YHWH himself, staged as the vinedresser, speaks this way:
What more was there to do for my vineyard
that I have not done in it?
When I expected it to yield grapes,
why did it yield wild grapes?
Indeed, a kind of indignant rage permeates the material of the book’s first half. Rarely in the Hebrew Scriptures is YHWH portrayed with such vulnerable and wounded indignation. Some early translators of the work, perhaps intuiting that such transparent sentiment was unworthy of their deity, used their translators’ prerogative and a verbal airbrush to tweak the offending material and render YHWH a more august, unfeeling judge.
Yet for us, readers of the Hebrew book of Isaiah as it comes down to us in fine, modern, English translation, it is necessary to stand before that remarkable phenomenon that has traditionally been labeled ‘the wrath of God’. Outside the parabolic interlude, the text refers to it time and again by claiming in its narrative of Judah’s depravation that ‘for all this his anger has not turned away, and his hand is stretched out still.’
One begins best to understand this celestial rage on the terms in which the book itself presents it. By that light, it is the righteous indignation of a generous deity before a people that have irrationally and egregiously spurned all semblance of relationship with their benefactor. One begins to sense, at least within the purview of the book’s author(s), the reasonableness of YHWH’s pain.
Then again, the book frames YHWH’s anger within a plot that underscores his aggressively stubborn determination to turn matters towards a better end, to find reconciliation with this people and to saturate their destiny with that fulness of wellbeing that we call blessing.

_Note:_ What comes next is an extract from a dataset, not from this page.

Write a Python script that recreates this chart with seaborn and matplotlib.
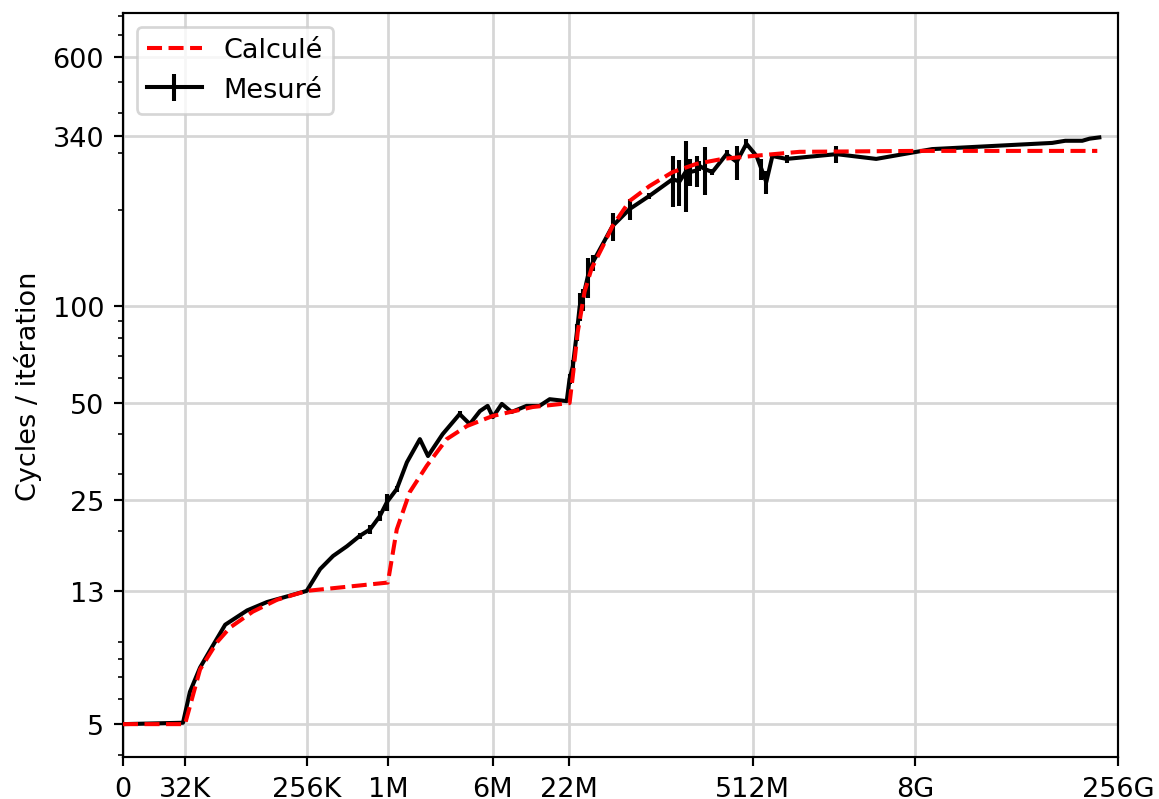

Finally, there is no doubt that the book is more cavalier about the cost of a people’s rebellion than modern sensitivities—trained from mother’s breast to refuse to believe that anthing matters all that much—can comfortably accept. In this book, YHWH’s anger is destined to create casualties about which little remorse is expressed on the way to purging out a remnant that will live in his planned blessing. We recoil from such finality, for we believe among our many suppositions that no god’s reputation matters that much and that people ought at almost any cost be marked off from suffering, especially when this is judicial or retributive.
One utility of this large book might be to ask ourselves why we believe such things. In a moment in which we have learned to recognize motive and power behind all thought and action, these might prove worthy subjects of our inspection as we respond or react to the ‘wrath of God’ that Isaiah throws up before us in unsparing relief.